Pada tahun 2003, L'Oreal membeli merek Mini
Nurse. Sekarang, merek tersebut telah hampir menghilang dari pasar. Pada tahun
1994 Unilever menguasai Shanghai Toothpaste Factory dan menyewa hak operasional
merek Zhonghua. Sekarang pangsa pasar pasta gigi Zhonghua tinggal di bawah 6
persen.
Sebelum diakuisisi, Maxam menguasai pangsa
pasar nasional sebesar 20 persen. Pada tahun 1990, pemilik merek Maxam,
Shanghai Jahwa Serikat Co Ltd, melakukan aliansi dengan SC Johnson Wax, dan
merek Maxam di”simpan” alias dikandangkan.
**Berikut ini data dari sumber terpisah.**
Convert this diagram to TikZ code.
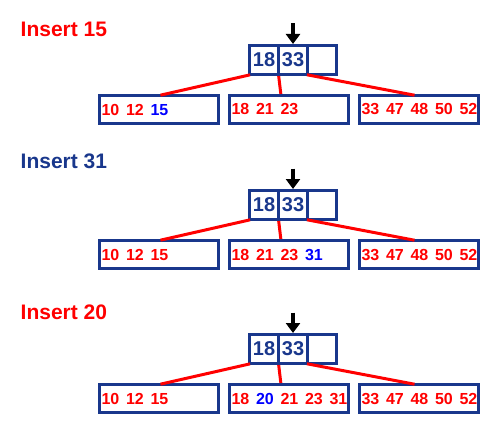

Shanghai Jahwa membeli Maxam kembali pada tahun 1994 senilai 500
juta yuan ($ 77.640.000), tetapi merek telah kehilangan tempatnya di pasar.
Menyadari fenomena tersebut, Lu Renbo,
Wakil Sekretaris Jenderal China Electronics Chamber of Commerce, mengatakan
sebagian besar perusahaan China memang masih belum menyadari pentingnya
perlindungan merek. Itu sebabnya, setelah diakuisisi oleh perusahaan asing,
merek mereka menghilang. Intinya, banyak perusahaan asing yang hanya
menginginkan saluran penjualan dan sumber daya pemasaran yang dimiliki oleh
merek domestik sebagai jalan keluar berbagai kesulitan yang mereka jumpai di
pasar domestic. Mereka mengakuisisi
bukan karena nilai merek domestik.
Terlepas motif akuisisi tersebut, bila
perusahaan yang mengakuisisi memang ingin meningkatkan portfolio merek mereka,
tantangan yang muncul setelah akuisisi ini adalah bagaimana mengintegrasikan sumber daya mereka. Ketika
perusahaan atau divisi milik perusahaan berbeda digabungkan, merek sebagai
identitas perusahaan sering menyebabkan masalah.
Dimulai dengan bagaimana nama perusahaan
setelah dikuisi turun ke rincian tentang apa yang harus dilakukan bila terjadi
tumpang tindih dan persaingan antara merek yang dimiliki oleh perusahaan
sebelumnya. Juga bagaimana mendamaikan
konflik akibat perbedaan budaya di belakang merek. Selain itu, kompleksitas
akuisisi dalam hal industri yang berbeda, skala, dan reputasi merek lain
menciptakan kesulitan akuisisi merek.